Jon Haddad (Los Angeles) @rustyrazorblade

Jon Haddad (Linkedin) is the Principal Consultant at The Last Pickle, as well as a committer and PMC member for Apache Cassandra. Prior to The Last Pickle, Jon was a technical evangelist at DataStax. He has worked on dozens of Cassandra clusters across a wide variety of hardware, both on-prem and in the cloud. Jon has contributed to a wide variety of open source projects and has almost 20 years experience in the field.
Jon will be giving the following Cassandra presentation: Cassandra Performance Tuning and Crushing SLAs .

Patrick McFadin (SF Bay) @patrickmcfadin

Patrick McFadin (Linkedin), VP of Developer Relations at DataStax, is regarded as one of the foremost experts of Apache Cassandra and data modeling techniques. While at DataStax, he has helped build some of the largest deployments in the world. Previous to DataStax, Patrick was Chief Architect at Hobsons, an education services company. There, he spoke often on web application design and performance.

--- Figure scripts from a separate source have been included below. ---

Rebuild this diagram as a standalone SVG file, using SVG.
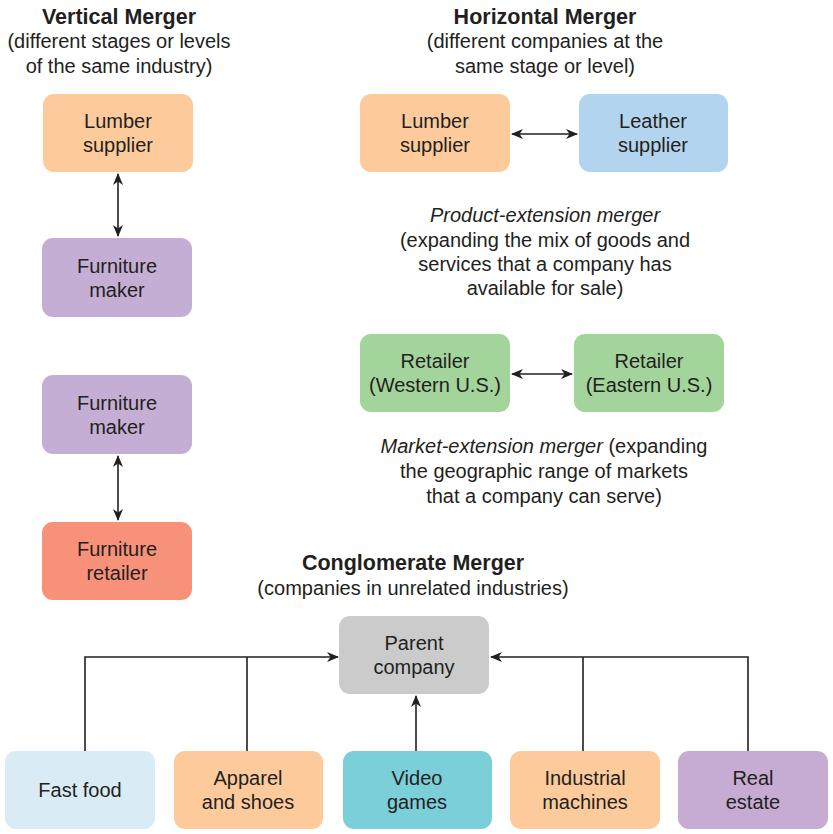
<svg xmlns="http://www.w3.org/2000/svg" width="833" height="834" viewBox="0 0 833 834">
<style>
text{font-family:"Liberation Sans",Arial,sans-serif;fill:#231F20;font-size:20px;text-anchor:middle}
.t{font-weight:bold;font-size:21.5px}
.i{font-style:italic}
rect{rx:11;ry:11}
.ln{stroke:#231F20;stroke-width:1.6;fill:none}
</style>
<defs>
<marker id="ah" viewBox="0 0 12 10" refX="11" refY="5" markerWidth="12" markerHeight="10" markerUnits="userSpaceOnUse" orient="auto-start-reverse">
<path d="M0,0 L12,5 L0,10 L3.5,5 z" fill="#231F20"/>
</marker>
</defs>
<rect width="833" height="834" fill="#fff" style="rx:0"/>
<g id="titles">
<text class="t" x="119" y="24">Vertical Merger</text>
<text x="119" y="48">(different stages or levels</text>
<text x="119" y="73">of the same industry)</text>
<text class="t" x="545" y="24">Horizontal Merger</text>
<text x="545" y="48">(different companies at the</text>
<text x="545" y="73">same stage or level)</text>
<text x="545" y="222"><tspan class="i">Product-extension merger</tspan></text>
<text x="545" y="247">(expanding the mix of goods and</text>
<text x="545" y="271">services that a company has</text>
<text x="545" y="295">available for sale)</text>
<text x="544" y="453"><tspan class="i">Market-extension merger</tspan> (expanding</text>
<text x="544" y="478">the geographic range of markets</text>
<text x="544" y="503">that a company can serve)</text>
<text class="t" x="413" y="570">Conglomerate Merger</text>
<text x="413" y="595">(companies in unrelated industries)</text>
</g>
<g id="v-lumber"><rect x="43" y="94" width="150" height="78" fill="#FDCB9B"/><text x="118" y="128">Lumber</text><text x="118" y="152">supplier</text></g>
<g id="v-maker1"><rect x="42" y="238" width="150" height="79" fill="#C5AED4"/><text x="117" y="273">Furniture</text><text x="117" y="297">maker</text></g>
<g id="v-maker2"><rect x="42" y="375" width="150" height="79" fill="#C5AED4"/><text x="117" y="410">Furniture</text><text x="117" y="434">maker</text></g>
<g id="v-retailer"><rect x="42" y="522" width="150" height="78" fill="#F7917A"/><text x="117" y="556">Furniture</text><text x="117" y="580">retailer</text></g>
<g id="h-lumber"><rect x="360" y="94" width="150" height="78" fill="#FDCB9B"/><text x="435" y="128">Lumber</text><text x="435" y="152">supplier</text></g>
<g id="h-leather"><rect x="579" y="94" width="149" height="78" fill="#B3D4EE"/><text x="653" y="128">Leather</text><text x="653" y="152">supplier</text></g>
<g id="r-west"><rect x="360" y="334" width="150" height="78" fill="#A3D49B"/><text x="435" y="368">Retailer</text><text x="435" y="392">(Western U.S.)</text></g>
<g id="r-east"><rect x="574" y="334" width="150" height="78" fill="#A3D49B"/><text x="649" y="368">Retailer</text><text x="649" y="392">(Eastern U.S.)</text></g>
<g id="parent"><rect x="339" y="616" width="150" height="78" fill="#CBCBCB"/><text x="414" y="650">Parent</text><text x="414" y="674">company</text></g>
<g id="fastfood"><rect x="5" y="751" width="150" height="78" fill="#D9ECF5"/><text x="80" y="797">Fast food</text></g>
<g id="apparel"><rect x="174" y="751" width="149" height="78" fill="#FDCB9B"/><text x="248" y="785">Apparel</text><text x="248" y="809">and shoes</text></g>
<g id="video"><rect x="343" y="751" width="149" height="78" fill="#7ACFD8"/><text x="417" y="785">Video</text><text x="417" y="809">games</text></g>
<g id="industrial"><rect x="510" y="751" width="150" height="78" fill="#FDCB9B"/><text x="585" y="785">Industrial</text><text x="585" y="809">machines</text></g>
<g id="realestate"><rect x="678" y="751" width="150" height="78" fill="#C6ABD3"/><text x="753" y="785">Real</text><text x="753" y="809">estate</text></g>
<g id="connectors" class="ln">
<line x1="118" y1="174" x2="118" y2="236" marker-start="url(#ah)" marker-end="url(#ah)"/>
<line x1="118" y1="456" x2="118" y2="520" marker-start="url(#ah)" marker-end="url(#ah)"/>
<line x1="512" y1="134" x2="577" y2="134" marker-start="url(#ah)" marker-end="url(#ah)"/>
<line x1="512" y1="374" x2="572" y2="374" marker-start="url(#ah)" marker-end="url(#ah)"/>
<polyline points="85,751 85,657 338,657" marker-end="url(#ah)"/>
<line x1="247" y1="751" x2="247" y2="657"/>
<polyline points="748,751 748,657 491,657" marker-end="url(#ah)"/>
<line x1="583" y1="751" x2="583" y2="657"/>
<line x1="416" y1="751" x2="416" y2="696" marker-end="url(#ah)"/>
</g>
</svg>
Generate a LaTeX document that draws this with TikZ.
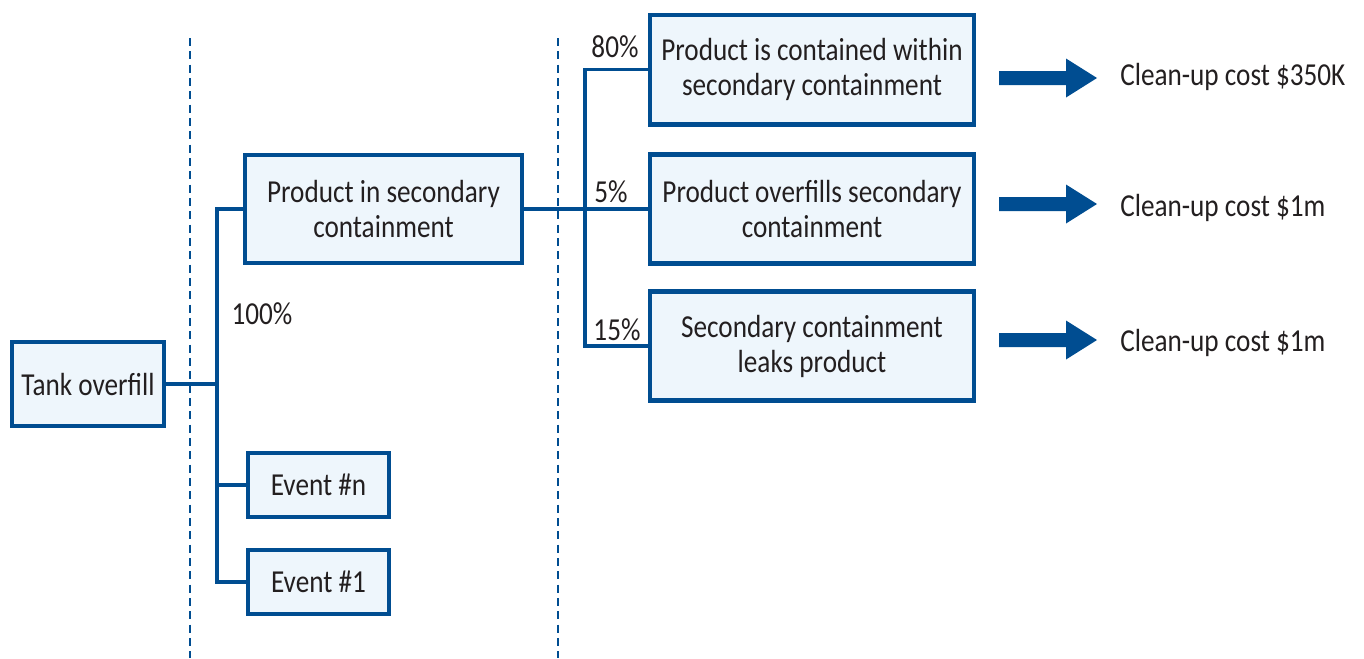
\documentclass[tikz,border=0pt]{standalone}
\usepackage{fontspec}
\setmainfont[FakeStretch=0.85]{Carlito}
\definecolor{boxblue}{HTML}{004D91}
\definecolor{boxfill}{HTML}{EEF6FC}
\definecolor{ink}{HTML}{231F20}
\tikzset{
  evbox/.style={draw=boxblue, line width=3.5pt, fill=boxfill, text=ink,
    align=center, inner sep=0pt},
  conn/.style={draw=boxblue, line width=2.3pt},
  divider/.style={draw=boxblue, line width=1.4pt, dash pattern=on 6pt off 4pt},
  pct/.style={text=ink, inner sep=0pt},
  cost/.style={text=ink, anchor=west, inner sep=0pt},
  bigarrow/.style={fill=boxblue},
}
\begin{document}
\begin{tikzpicture}[x=0.75pt, y=-0.75pt,
  font=\fontsize{24}{26.25}\selectfont]
\useasboundingbox (0,0) rectangle (1364,658);

% phase dividers
\draw[divider] (190,38) -- (190,658);
\draw[divider] (558,38) -- (558,658);

% event boxes
\node[evbox, minimum width=114pt, minimum height=63pt] (tank) at (88,384) {Tank overfill};
\node[evbox, minimum width=207.75pt, minimum height=81pt] (prod) at (383.5,209)
  {Product in secondary\\containment};
\node[evbox, minimum width=105.75pt, minimum height=48pt] (evn) at (318.5,485) {Event \#n};
\node[evbox, minimum width=105.75pt, minimum height=48pt] (ev1) at (318.5,582) {Event \#1};

\node[evbox, minimum width=243pt, minimum height=82pt] (r1) at (812,69.5)
  {Product is contained within\\secondary containment};
\node[evbox, minimum width=243pt, minimum height=82pt] (r2) at (812,209)
  {Product overfills secondary\\containment};
\node[evbox, minimum width=243pt, minimum height=82pt] (r3) at (812,346)
  {Secondary containment\\leaks product};

% branch points
\coordinate (trunk) at (217,0);
\coordinate (split) at (585,0);

% connectors
\draw[conn] (tank.east) -- (tank.east -| trunk);
\draw[conn] (prod.west) -- (prod.west -| trunk) |- (ev1.west);
\draw[conn] (evn.west) -- (evn.west -| trunk);
\draw[conn] (prod.east) -- (r2.west);
\draw[conn] (r1.west) -| (r3.west -| split) -- (r3.west);

% probabilities
\node[pct] (p100) at (262,314) {100\%};
\node[pct] (p80) at (615,47) {80\%};
\node[pct] (p5) at (611,192) {5\%};
\node[pct] (p15) at (617,330) {15\%};

% consequences
\node[cost] (c1) at (1120,77) {Clean-up cost \$350K};
\node[cost] (c2) at (1120,208) {Clean-up cost \$1m};
\node[cost] (c3) at (1120,343) {Clean-up cost \$1m};

\foreach \y in {78,204,340}{
  \fill[bigarrow] (999,\y-7) -- (1066,\y-7) -- (1066,\y-19.5) -- (1097,\y)
    -- (1066,\y+19.5) -- (1066,\y+7) -- (999,\y+7) -- cycle;
}
\end{tikzpicture}
\end{document}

Dikang Gu (San Francisco) @dikanggu

Dikang Gu (Linkedin) is a Staff Software Engineer at Facebook. He has years of experience working with big data/cloud computing platforms.

Aaron Ploetz (Minneapolis) @APloetz

Aaron Ploetz (Linkedin) has a professional software developer since 1997, and has been named a DataStax MVP for Apache Cassandra three times (2014-17). While not at work, he has been a computer hobbyist since 1987 (when his Mother first brought home a Tandy 1000 EX). He still works on a variety of projects in his home lab, including (but not limited to) building Linux servers, gaming machines, and test Cassandra clusters. Aaron received a Bachelor of Science degree in Management/Computer Systems from the University of Wisconsin - Whitewater in 1998, and a Master of Science degree in Software Engineering (emphasis on Database Technologies) from Regis University in 2013. He and his wife Coriene live with their three children in the Twin Cities. When not in front of a computer he enjoys amateur astronomy, writing, and coaching his sons' baseball and ice hockey teams.
Aaron will be presenting the following Cassandra session: Performance Data Modeling at Scale

Glauber Costa (Toronto) @glcst

Glauber Costa (Linkedin) is a Principal Architect at ScyllaDB. He shares his time between the engineering department working on upcoming Scylla features and helping customers succeed.
Before ScyllaDB, Glauber worked with Virtualization in the Linux Kernel for 10 years, with contributions ranging from the Xen and KVM Hypervisors to all sorts of guest functionality and containers.
Glauber will be presenting the following session: Go big or go home! Does it still make sense to do Big Data with Small Nodes?.